After 27 years at IBM, where he had risen to be general manager of the industry giant's Americas division, John Thompson took a bold step. As the 1990s closed, he left to join a company less than 1% the size of IBM and, at that time, a specialist in the niche world of security software: Symantec.
"Here was an opportunity to take on the responsibility of turning a very good company into a great company, essentially by rethinking business strategies to meet the new and ever-changing demands of a connected world," he said at the time.
Shortly afterwards, as the ‘Code Red' and ‘I love you' email viruses ravaged corporate networks, Thompson began to transform the consumer-oriented company into an enterprise security giant. In December 2000, Symantec bought Axent Technologies, a firewall and VPN supplier, a move which for several years Thompson would consider the most significant of his career.
However, the catastrophic spread of the Slammer worm in early 2003 proved a "game-changing event" for Symantec and the network world in general.
Thompson sat his team down and identified five enterprise trends which continue to guide his strategy to this day: the need for customers to reduce the complexity of their infrastructure and do business with fewer, bigger vendors; a skills shortage in planning and deploying security; Linux's growing acceptance in the data centre and its potential spread onto the desktop; securing and managing mobile devices of increasing sophistication; and industry consolidation.
Noting that much of Slammer's damage could have been limited by simple process or management changes, Thompson concluded that Symantec was no longer simply in the security business: "We were in the business of helping customers keep their information up and available no matter what." In other words, businesses would no longer choose to tie best-of-breed security applications together: they needed a complete suite.
This prompted two acquisitions unrelated to security – systems management company ON Technologies and back-up and recovery provider PowerQuest.
Taking notes from his old boss Lou Gerstner's turnaround of IBM in the 1990s, when plans to break up the company were supplanted by a strategy that emphasised the importance of scale, Thompson set about growing Symantec the fast way, through acquisition.

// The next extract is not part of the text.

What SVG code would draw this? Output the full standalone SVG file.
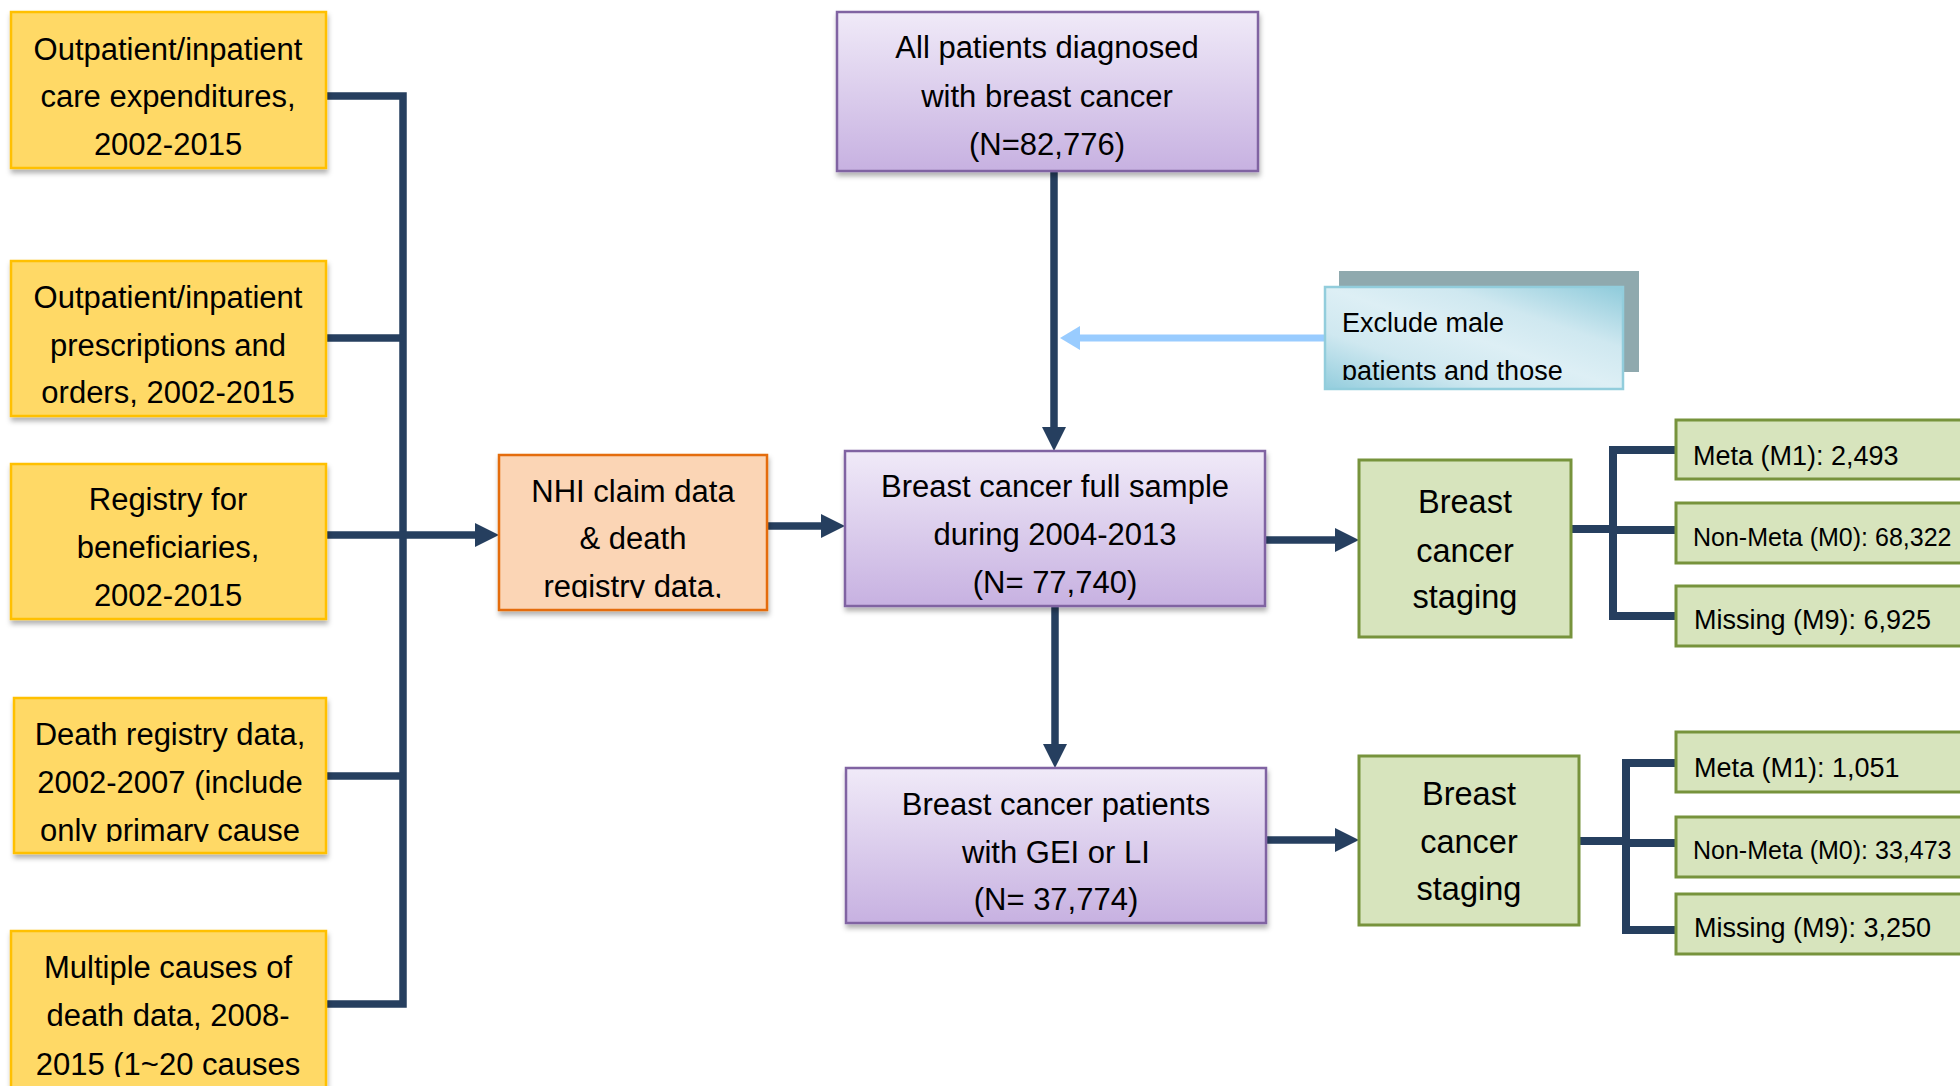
<svg xmlns="http://www.w3.org/2000/svg" width="1960" height="1086" viewBox="0 0 1960 1086">
<style>
text{font-family:"Liberation Sans",Arial,sans-serif;fill:#000}
.c{text-anchor:middle}
.t31{font-size:31px}
.t32{font-size:32.5px}
.t27{font-size:27px}
.t25{font-size:25px}
.yel{fill:#FFD966;stroke:#FFC000;stroke-width:2.5}
.org{fill:#FBD5B5;stroke:#E46C0A;stroke-width:2.5}
.pur{fill:url(#gPur);stroke:#8064A2;stroke-width:2.5}
.grn{fill:#D7E4BD;stroke:#77933C;stroke-width:3}
.dk{fill:none;stroke:#263F5F;stroke-width:7.5}
.br{fill:none;stroke:#263F5F;stroke-width:8}
</style>
<defs>
<linearGradient id="gPur" x1="0" y1="0" x2="0" y2="1">
<stop offset="0" stop-color="#F0EAF8"/>
<stop offset="1" stop-color="#C7B1E1"/>
</linearGradient>
<linearGradient id="gExc" x1="1" y1="0" x2="0" y2="1">
<stop offset="0" stop-color="#8FCBDB"/>
<stop offset="0.3" stop-color="#CFE8F0"/>
<stop offset="0.5" stop-color="#DDEFF5"/>
<stop offset="0.72" stop-color="#CFE8F0"/>
<stop offset="1" stop-color="#93CDDD"/>
</linearGradient>
<filter id="sh" x="-5%" y="-5%" width="115%" height="125%">
<feDropShadow dx="1" dy="4" stdDeviation="2.5" flood-color="#000" flood-opacity="0.3"/>
</filter>
<marker id="ah" markerUnits="userSpaceOnUse" markerWidth="24" markerHeight="24" refX="4" refY="12" orient="auto">
<path d="M0,0 L24,12 L0,24 z" fill="#263F5F"/>
</marker>
<marker id="ahl" markerUnits="userSpaceOnUse" markerWidth="20" markerHeight="24" refX="4" refY="12" orient="auto">
<path d="M0,0 L20,12 L0,24 z" fill="#99CCFF"/>
</marker>
<clipPath id="cpY4"><rect x="14" y="698" width="312" height="144"/></clipPath>
<clipPath id="cpY5"><rect x="11" y="931" width="315" height="146"/></clipPath>
<clipPath id="cpNHI"><rect x="499" y="455" width="268" height="143"/></clipPath>
<clipPath id="cpExc"><rect x="1325" y="287" width="298" height="93"/></clipPath>
</defs>

<g id="connectors">
<path class="dk" d="M326,96 H403 V1004 H326"/>
<path class="dk" d="M326,338 H403"/>
<path class="dk" d="M326,776 H403"/>
<path class="dk" d="M326,535 H479" marker-end="url(#ah)"/>
<path class="dk" d="M767,526 H825" marker-end="url(#ah)"/>
<path class="dk" d="M1054,171 V431" marker-end="url(#ah)"/>
<path class="dk" d="M1055,606 V748" marker-end="url(#ah)"/>
<path class="dk" d="M1265,540 H1339" marker-end="url(#ah)"/>
<path class="dk" d="M1266,840 H1339" marker-end="url(#ah)"/>
<path d="M1325,338 H1076" fill="none" stroke="#99CCFF" stroke-width="7" marker-end="url(#ahl)"/>
<path class="br" d="M1571,529 H1613"/>
<path class="br" d="M1676,450 H1613 V616 H1676"/>
<path class="br" d="M1613,530 H1676"/>
<path class="br" d="M1579,841 H1626"/>
<path class="br" d="M1676,763 H1626 V930 H1676"/>
<path class="br" d="M1626,843 H1676"/>
</g>

<g id="src1">
<rect class="yel" x="11" y="12" width="315" height="156" filter="url(#sh)"/>
<text class="t31 c" x="168" y="60">Outpatient/inpatient</text>
<text class="t31 c" x="168" y="107">care expenditures,</text>
<text class="t31 c" x="168" y="155">2002-2015</text>
</g>
<g id="src2">
<rect class="yel" x="11" y="261" width="315" height="155" filter="url(#sh)"/>
<text class="t31 c" x="168" y="308">Outpatient/inpatient</text>
<text class="t31 c" x="168" y="356">prescriptions and</text>
<text class="t31 c" x="168" y="403">orders, 2002-2015</text>
</g>
<g id="src3">
<rect class="yel" x="11" y="464" width="315" height="155" filter="url(#sh)"/>
<text class="t31 c" x="168" y="510">Registry for</text>
<text class="t31 c" x="168" y="558">beneficiaries,</text>
<text class="t31 c" x="168" y="606">2002-2015</text>
</g>
<g id="src4">
<rect class="yel" x="14" y="698" width="312" height="155" filter="url(#sh)"/>
<g clip-path="url(#cpY4)">
<text class="t31 c" x="170" y="745">Death registry data,</text>
<text class="t31 c" x="170" y="793">2002-2007 (include</text>
<text class="t31 c" x="170" y="841">only primary cause</text>
</g>
</g>
<g id="src5">
<rect class="yel" x="11" y="931" width="315" height="170" filter="url(#sh)"/>
<g clip-path="url(#cpY5)">
<text class="t31 c" x="168" y="978">Multiple causes of</text>
<text class="t31 c" x="168" y="1026">death data, 2008-</text>
<text class="t31 c" x="168" y="1075">2015 (1~20 causes</text>
</g>
</g>

<g id="nhi">
<rect class="org" x="499" y="455" width="268" height="155" filter="url(#sh)"/>
<g clip-path="url(#cpNHI)">
<text class="t31 c" x="633" y="502">NHI claim data</text>
<text class="t31 c" x="633" y="549">&amp; death</text>
<text class="t31 c" x="633" y="597">registry data,</text>
</g>
</g>

<g id="allpatients">
<rect class="pur" x="837" y="12" width="421" height="159" filter="url(#sh)"/>
<text class="t31 c" x="1047" y="58">All patients diagnosed</text>
<text class="t31 c" x="1047" y="107">with breast cancer</text>
<text class="t31 c" x="1047" y="155">(N=82,776)</text>
</g>

<g id="exclude">
<rect x="1339" y="271" width="300" height="101" fill="#8FA9AE"/>
<rect x="1325" y="287" width="298" height="102" fill="url(#gExc)" stroke="#92CDDC" stroke-width="2.5"/>
<g clip-path="url(#cpExc)">
<text class="t27" x="1342" y="332">Exclude male</text>
<text class="t27" x="1342" y="380">patients and those</text>
</g>
</g>

<g id="fullsample">
<rect class="pur" x="845" y="451" width="420" height="155" filter="url(#sh)"/>
<text class="t31 c" x="1055" y="497">Breast cancer full sample</text>
<text class="t31 c" x="1055" y="545">during 2004-2013</text>
<text class="t31 c" x="1055" y="593">(N= 77,740)</text>
</g>

<g id="geili">
<rect class="pur" x="846" y="768" width="420" height="155" filter="url(#sh)"/>
<text class="t31 c" x="1056" y="815">Breast cancer patients</text>
<text class="t31 c" x="1056" y="863">with GEI or LI</text>
<text class="t31 c" x="1056" y="910">(N= 37,774)</text>
</g>

<g id="staging1">
<rect class="grn" x="1359" y="460" width="212" height="177"/>
<text class="t32 c" x="1465" y="513">Breast</text>
<text class="t32 c" x="1465" y="562">cancer</text>
<text class="t32 c" x="1465" y="608">staging</text>
</g>
<g id="m1a">
<rect class="grn" x="1676" y="420" width="320" height="59"/>
<text class="t27" x="1693" y="465">Meta (M1): 2,493</text>
</g>
<g id="m0a">
<rect class="grn" x="1676" y="503" width="320" height="60"/>
<text class="t25" x="1693" y="546">Non-Meta (M0): 68,322</text>
</g>
<g id="m9a">
<rect class="grn" x="1676" y="586" width="320" height="60"/>
<text class="t27" x="1694" y="629">Missing (M9): 6,925</text>
</g>

<g id="staging2">
<rect class="grn" x="1359" y="756" width="220" height="169"/>
<text class="t32 c" x="1469" y="805">Breast</text>
<text class="t32 c" x="1469" y="853">cancer</text>
<text class="t32 c" x="1469" y="900">staging</text>
</g>
<g id="m1b">
<rect class="grn" x="1676" y="732" width="320" height="60"/>
<text class="t27" x="1694" y="777">Meta (M1): 1,051</text>
</g>
<g id="m0b">
<rect class="grn" x="1676" y="817" width="320" height="60"/>
<text class="t25" x="1693" y="859">Non-Meta (M0): 33,473</text>
</g>
<g id="m9b">
<rect class="grn" x="1676" y="894" width="320" height="60"/>
<text class="t27" x="1694" y="937">Missing (M9): 3,250</text>
</g>
</svg>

The spending spree accelerated in 2004 to encompass anti-spam and consulting services before culminating in December with the purchase of storage software giant Veritas for $13.5 billion. This took Symantec's management toolset into ‘availability management', says Thompson. "Information that is secure but not available is useless for decision making. Information that is available but not secure probably underpins bad decisions." Only together could Veritas and Symantec provide both, he argues.
But size matters too. "We will be one of the few software companies that spans from individual users all the way up to the largest corporate and government users," says Thompson. "I would argue that the prototype of a successful software company of the future is one that has that level of diversity in both its customer base and its product portfolio."
Helming Symantec through a dozen company purchases in two years, Thompson, alongside Larry Ellison of Oracle and Joe Tucci of EMC, is one of the architects of the consolidation sweeping through the enterprise IT market – a realignment which some consider to be more significant than the technologies these companies are producing as a result.
Consolidation amongst financial services and pharmaceutical companies has proven "acquired innovation" can benefit customers and investors, says Thompson. "It's very evident now that [M&A] is a way to deliver more of the component parts that help customers deal with the complexity and cost management challenges in the technology space."
In spite of Wall Street's frosty response to the Veritas deal – Symantec's shares are still trading a third below their December 2004 high – Thompson has since pressed ahead with several smaller acquisitions. Getting products shipped quickly is "everything", he says. Around 15% of Symantec's revenues are spent on R&D, but only 30% of that goes towards developing new ideas, leaving Thompson set to continue down the acquisition trail.
"Our customers cannot sustain thousands of software companies. The industry advantage will increasingly go to players with scale," he predicts.